This one sort of flew under the radar (ha, look! A drone pun!), but I stumbled on this video yesterday that shows what DJI is working on for a future product. Though it’s pretty clear much of this video has heavy use of computer graphics to create the drone that flies itself, DJI’s Phantom X concept goes right for the throat of drones like the Lily Flying Camera, and that’s exactly what we should expect from the industry’s largest aerial imagine company. Oh, and they stuffed as many big names into the video as possible.

If the final product works like the video above shows, the X will take flight after being tossed end-over-end into the air, and be controlled via phone or Apple Watch. What’s more, DJI has apparently figured out spacial awareness, a problem that has plagued self-flying drones thus far. Instead of needing to fly out in the open, the X will purportedly be able to duck and weave around and between trees and other obstacles, making it the most versatile and “hands off” design for a drone yet.

Though it doesn’t seem to be waterproof like the Lily, it probably will have just about every other feature that promising camera is touting. It does have this interesting feature called “sky paint” which, well, I’m not entirely certain what that entails or why I would use that. Actually, I’m sort of perplexed by the “celebrities” DJI chose to be in this video at all.
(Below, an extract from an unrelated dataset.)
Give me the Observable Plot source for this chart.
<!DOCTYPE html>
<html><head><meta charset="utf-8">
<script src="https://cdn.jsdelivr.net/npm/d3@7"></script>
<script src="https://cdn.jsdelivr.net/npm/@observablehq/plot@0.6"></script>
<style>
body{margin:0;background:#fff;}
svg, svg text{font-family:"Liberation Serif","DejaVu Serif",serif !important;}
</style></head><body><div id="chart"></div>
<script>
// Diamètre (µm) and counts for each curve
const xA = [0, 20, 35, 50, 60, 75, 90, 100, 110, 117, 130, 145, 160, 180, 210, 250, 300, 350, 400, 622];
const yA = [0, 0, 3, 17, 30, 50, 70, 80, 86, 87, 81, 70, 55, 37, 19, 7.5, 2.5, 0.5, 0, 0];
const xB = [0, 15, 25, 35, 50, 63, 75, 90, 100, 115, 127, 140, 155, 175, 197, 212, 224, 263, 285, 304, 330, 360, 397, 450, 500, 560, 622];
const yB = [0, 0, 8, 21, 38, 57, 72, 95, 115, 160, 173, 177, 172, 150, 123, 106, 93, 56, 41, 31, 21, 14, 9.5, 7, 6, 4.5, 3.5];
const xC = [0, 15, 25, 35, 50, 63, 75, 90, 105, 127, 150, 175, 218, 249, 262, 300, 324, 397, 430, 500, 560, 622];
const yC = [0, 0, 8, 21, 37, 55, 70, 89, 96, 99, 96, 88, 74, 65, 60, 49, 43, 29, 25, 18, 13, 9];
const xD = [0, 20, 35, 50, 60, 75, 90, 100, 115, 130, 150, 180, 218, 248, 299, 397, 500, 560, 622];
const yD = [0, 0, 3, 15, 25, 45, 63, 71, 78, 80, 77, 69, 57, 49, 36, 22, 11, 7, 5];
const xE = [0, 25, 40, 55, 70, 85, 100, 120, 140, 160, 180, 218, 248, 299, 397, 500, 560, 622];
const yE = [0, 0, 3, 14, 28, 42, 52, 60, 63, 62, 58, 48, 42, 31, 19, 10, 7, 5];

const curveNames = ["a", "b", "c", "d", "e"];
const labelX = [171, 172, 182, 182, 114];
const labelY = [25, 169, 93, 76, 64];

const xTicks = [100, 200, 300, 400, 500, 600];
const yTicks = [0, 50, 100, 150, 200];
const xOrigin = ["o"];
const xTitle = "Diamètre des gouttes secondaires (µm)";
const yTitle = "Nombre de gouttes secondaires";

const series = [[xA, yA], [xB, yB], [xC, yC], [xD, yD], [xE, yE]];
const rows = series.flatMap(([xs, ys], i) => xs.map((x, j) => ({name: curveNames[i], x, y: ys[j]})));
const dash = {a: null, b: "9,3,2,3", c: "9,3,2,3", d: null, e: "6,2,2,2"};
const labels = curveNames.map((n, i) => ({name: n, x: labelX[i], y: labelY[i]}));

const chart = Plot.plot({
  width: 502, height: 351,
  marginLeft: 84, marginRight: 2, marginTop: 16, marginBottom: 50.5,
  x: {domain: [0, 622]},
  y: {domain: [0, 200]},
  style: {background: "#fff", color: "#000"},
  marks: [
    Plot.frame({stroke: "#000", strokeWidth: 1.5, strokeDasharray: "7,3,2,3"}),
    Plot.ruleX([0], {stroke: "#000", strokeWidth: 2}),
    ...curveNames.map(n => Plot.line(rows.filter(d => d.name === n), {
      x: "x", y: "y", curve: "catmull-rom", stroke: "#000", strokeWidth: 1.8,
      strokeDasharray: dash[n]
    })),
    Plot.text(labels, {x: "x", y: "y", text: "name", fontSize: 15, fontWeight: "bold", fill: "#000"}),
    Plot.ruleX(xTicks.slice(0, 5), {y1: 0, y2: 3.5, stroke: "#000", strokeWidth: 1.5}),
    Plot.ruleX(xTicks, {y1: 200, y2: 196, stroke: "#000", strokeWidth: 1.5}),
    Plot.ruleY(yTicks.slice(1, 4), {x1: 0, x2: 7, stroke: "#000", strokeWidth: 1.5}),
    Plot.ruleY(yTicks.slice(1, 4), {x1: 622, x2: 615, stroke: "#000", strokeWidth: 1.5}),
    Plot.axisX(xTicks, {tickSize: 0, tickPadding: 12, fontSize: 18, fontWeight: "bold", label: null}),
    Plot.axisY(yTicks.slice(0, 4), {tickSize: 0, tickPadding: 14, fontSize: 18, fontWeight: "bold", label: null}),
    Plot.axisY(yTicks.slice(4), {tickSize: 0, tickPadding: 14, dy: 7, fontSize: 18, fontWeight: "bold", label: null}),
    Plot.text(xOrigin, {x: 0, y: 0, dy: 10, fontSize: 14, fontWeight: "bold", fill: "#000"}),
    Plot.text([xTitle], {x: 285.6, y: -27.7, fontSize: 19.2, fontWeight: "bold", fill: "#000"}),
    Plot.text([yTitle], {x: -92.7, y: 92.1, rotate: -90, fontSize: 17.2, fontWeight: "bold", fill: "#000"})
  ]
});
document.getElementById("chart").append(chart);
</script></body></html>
I understand Russell Brown from Adobe and Jeff Cable from Lexar, but Chloe Bennet seems thrown in there because she’s in a popular TV show and I’m a bit confused why someone from Pinterest would care about this or be considered an expert on the topic… but ok. At any rate, it’s clear the video is designed to make us excited about a product DJI isn’t finished with yet, and it certainly does that.
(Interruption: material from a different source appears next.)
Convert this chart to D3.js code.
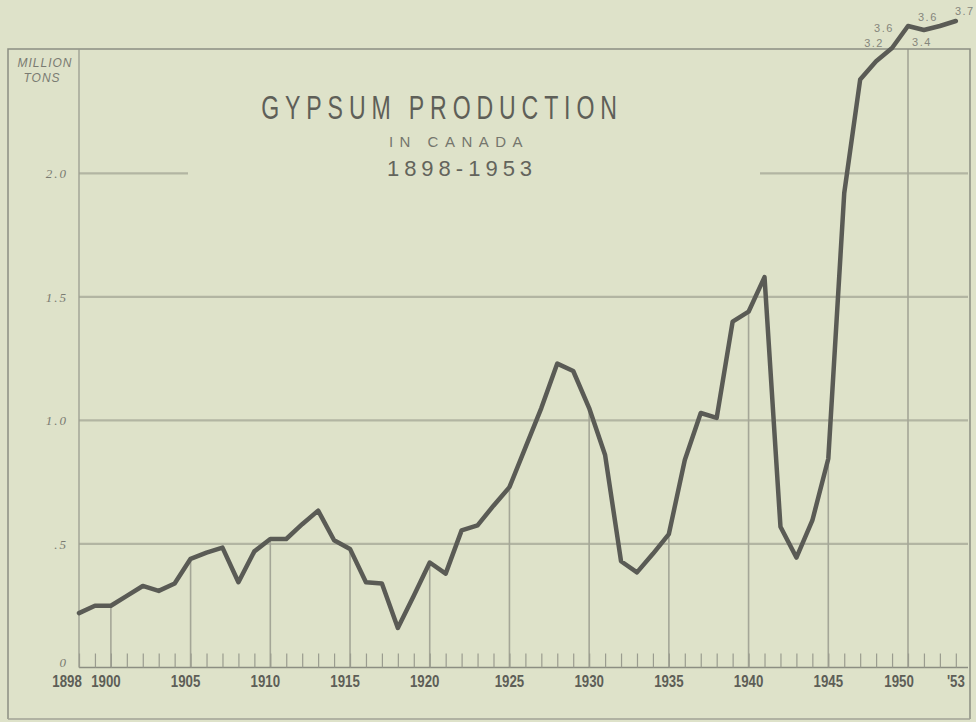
<!DOCTYPE html>
<html>
<head>
<meta charset="utf-8">
<script src="https://cdn.jsdelivr.net/npm/d3@7"></script>
<style>
  body { margin: 0; background: #dee2c9; }
  svg { display: block; }
</style>
</head>
<body>
<div id="chart"></div>
<script>
// production, million tons, 1898-1953
var years = d3.range(1898, 1954);
var production = [
    0.22, 0.25, 0.25, 0.29, 0.33, 0.31, 0.34, 0.44, 0.465, 0.485,
    0.345, 0.47, 0.52, 0.52, 0.58, 0.635, 0.515, 0.48, 0.345, 0.34,
    0.16, 0.29, 0.425, 0.38, 0.555, 0.575, 0.655, 0.73, 0.89, 1.05,
    1.23, 1.20, 1.05, 0.86, 0.43, 0.385, 0.46, 0.54, 0.84, 1.03,
    1.01, 1.40, 1.44, 1.58, 0.57, 0.445, 0.595, 0.845, 1.92, 2.38,
    2.8, 3.2, 3.6, 3.4, 3.6, 3.7
];
var labelledYears = [1949, 1950, 1951, 1952, 1953];

var xTickYears = [1898, 1900, 1905, 1910, 1915, 1920, 1925, 1930, 1935, 1940, 1945, 1950, 1953];
var xTickLabels = ["1898", "1900", "1905", "1910", "1915", "1920", "1925", "1930", "1935", "1940", "1945", "1950", "'53"];
var yTickValues = [0, 0.5, 1.0, 1.5, 2.0];
var yTickLabels = ["0", ".5", "1.0", "1.5", "2.0"];
var dropYears = [1900, 1905, 1910, 1915, 1920, 1925, 1930, 1935, 1940, 1945, 1950];

var data = years.map((yr, i) => ({ year: yr, value: production[i] }));

var svgWidth = 976, svgHeight = 722;
var frame = { left: 8, top: 49, right: 970, bottom: 719 };
var plotLeft = 79, plotRight = 968;

var svg = d3.select("#chart")
    .append("svg")
    .attr("width", svgWidth)
    .attr("height", svgHeight);

var x = d3.scaleLinear()
    .domain([1898, 1950])
    .range([79, 908]);

// scale is linear to 2.4, then squeezed above the frame (broken scale)
var y = d3.scaleLinear()
    .domain([0, 2.4, 3.2, 3.4, 3.6, 3.7])
    .range([667.5, 74.5, 48, 30, 26, 21]);

var gridColor = "#b2b5a2";
var inkColor = "#5a5b55";

/// horizontal grid lines (2.0 is broken by the title)
var hGrid = svg.append("g");
yTickValues.filter(v => v > 0 && v < 2).forEach(v => {
    hGrid.append("line")
        .attr("x1", plotLeft).attr("x2", plotRight)
        .attr("y1", y(v)).attr("y2", y(v))
        .attr("stroke", gridColor).attr("stroke-width", 2.2);
});
[[plotLeft, 188], [760, plotRight]].forEach(seg => {
    hGrid.append("line")
        .attr("x1", seg[0]).attr("x2", seg[1])
        .attr("y1", y(2)).attr("y2", y(2))
        .attr("stroke", gridColor).attr("stroke-width", 2.2);
});

/// vertical drop lines up to the curve
svg.append("g").selectAll("line")
    .data(data.filter(d => dropYears.includes(d.year)))
    .join("line")
    .attr("x1", d => x(d.year)).attr("x2", d => x(d.year))
    .attr("y1", y(0))
    .attr("y2", d => Math.max(y(d.value), frame.top))
    .attr("stroke", "#a4a697").attr("stroke-width", 1.6);

/// frame
var frameG = svg.append("g").attr("fill", "none").attr("stroke", "#8c8e82").attr("stroke-width", 1.5);
frameG.append("path")
    .attr("d", `M${frame.left},${frame.bottom} L${frame.left},${frame.top} L${frame.right},${frame.top} L${frame.right},${frame.bottom}`);
frameG.append("line")
    .attr("x1", frame.left).attr("x2", frame.right)
    .attr("y1", frame.bottom).attr("y2", frame.bottom)
    .attr("stroke", "#a0a295");
frameG.append("line")
    .attr("x1", plotLeft).attr("x2", plotLeft)
    .attr("y1", frame.top).attr("y2", y(0))
    .attr("stroke", "#9a9c90").attr("stroke-width", 1.3);

/// x axis: yearly ticks + labels
var xMinor = d3.axisBottom(x)
    .tickValues(years)
    .tickSize(-14)
    .tickFormat("");
svg.append("g")
    .attr("transform", `translate(0, ${y(0)})`)
    .call(xMinor)
    .call(g => g.select(".domain").attr("stroke", "#8c8e82").attr("stroke-width", 1.3)
        .attr("d", `M${plotLeft},0H${plotRight}`))
    .call(g => g.selectAll(".tick line").attr("stroke", "#9a9c8f").attr("stroke-width", 1.2));

var xAxis = d3.axisBottom(x)
    .tickValues(xTickYears)
    .tickSize(0)
    .tickPadding(7)
    .tickFormat((d, i) => xTickLabels[i]);
svg.append("g")
    .attr("transform", `translate(0, ${y(0)})`)
    .call(xAxis)
    .call(g => g.select(".domain").remove())
    .call(g => g.selectAll(".tick")
        .attr("transform", d => {
            var shift = d === 1898 ? -12 : (d < 1925 ? -5 : (d === 1950 ? -9 : 0));
            return `translate(${x(d) + shift},0)`;
        }))
    .call(g => g.selectAll("text")
        .attr("fill", "#5d5e57")
        .attr("transform", "scale(0.78,1)")
        .style("font-family", "'Liberation Sans', sans-serif")
        .style("font-size", "17px")
        .style("font-weight", "bold"));

/// y axis labels
var yAxis = d3.axisLeft(y)
    .tickValues(yTickValues)
    .tickSize(0)
    .tickPadding(11)
    .tickFormat((d, i) => yTickLabels[i]);
svg.append("g")
    .attr("transform", `translate(${plotLeft}, 0)`)
    .call(yAxis)
    .call(g => g.select(".domain").remove())
    .call(g => g.selectAll("text")
        .attr("fill", "#7a7b72")
        .attr("dy", d => d === 0 ? "-0.1em" : "0.32em")
        .style("font-family", "'Liberation Serif', serif")
        .style("font-style", "italic")
        .style("font-size", "13px")
        .style("letter-spacing", "2px"));

svg.append("text")
    .attr("x", 45).attr("y", 67)
    .attr("text-anchor", "middle")
    .attr("fill", "#7a7b72")
    .style("font-family", "'Liberation Sans', sans-serif")
    .style("font-style", "italic")
    .style("font-size", "12px")
    .style("letter-spacing", "1px")
    .text("MILLION");
svg.append("text")
    .attr("x", 42).attr("y", 82)
    .attr("text-anchor", "middle")
    .attr("fill", "#7a7b72")
    .style("font-family", "'Liberation Sans', sans-serif")
    .style("font-style", "italic")
    .style("font-size", "12px")
    .style("letter-spacing", "1px")
    .text("TONS");

/// title (narrow, widely spaced capitals)
svg.append("g")
    .attr("transform", "translate(442,119) scale(0.69,1)")
    .append("text")
    .attr("text-anchor", "middle")
    .attr("fill", "#5e5f58")
    .style("font-family", "'Liberation Sans', sans-serif")
    .style("font-size", "33.5px")
    .style("letter-spacing", "8.5px")
    .text("GYPSUM PRODUCTION");
svg.append("text")
    .attr("x", 459).attr("y", 147)
    .attr("text-anchor", "middle")
    .attr("fill", "#75766d")
    .style("font-family", "'Liberation Sans', sans-serif")
    .style("font-size", "15px")
    .style("letter-spacing", "6.5px")
    .text("IN CANADA");
svg.append("text")
    .attr("x", 462).attr("y", 176)
    .attr("text-anchor", "middle")
    .attr("fill", "#63645c")
    .style("font-family", "'Liberation Sans', sans-serif")
    .style("font-size", "22px")
    .style("letter-spacing", "5px")
    .text("1898-1953");

/// production line
var line = d3.line()
    .x(d => x(d.year))
    .y(d => y(d.value));

svg.append("path")
    .datum(data)
    .attr("d", line)
    .attr("fill", "none")
    .attr("stroke", inkColor)
    .attr("stroke-width", 4.5)
    .attr("stroke-linejoin", "round")
    .attr("stroke-linecap", "round");

/// value labels above the frame
var labelOffset = {
    1949: [-18, -1], 1950: [-24, 6], 1951: [-2, 16], 1952: [-12, -5], 1953: [9, -6]
};
svg.append("g").selectAll("text")
    .data(data.filter(d => labelledYears.includes(d.year)))
    .join("text")
    .attr("x", d => x(d.year) + labelOffset[d.year][0])
    .attr("y", d => y(d.value) + labelOffset[d.year][1])
    .attr("text-anchor", "middle")
    .attr("fill", "#85867c")
    .style("font-family", "'Liberation Sans', sans-serif")
    .style("font-size", "11px")
    .style("letter-spacing", "1.5px")
    .text(d => d3.format(".1f")(d.value));
</script>
</body>
</html>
What the video does not do is address the safety of the user. In both the case of the Lily and the Phantom X, neither drone has really looked at the “flying lawnmower” problem. Whenever you build a product that can be thrown activated like the X, the possibility of it activating before you’re ready comes into play. Add to that, the blades are still open and are a safety hazard. DJI has made no effort thus far to design a drone that encases the blades in any way, leaving the Snap as the only drone so far that makes me actually feel safe being around.

Nevertheless, it’s clear DJI is ready to take down any and all competitors it sees as a possible threat to its domination of the drone market. The X is just the most recent iteration of that, and knowing how quickly DJI build product, I would not be surprised to see this early next year… at least in a physical prototype phase at either CES or NAB.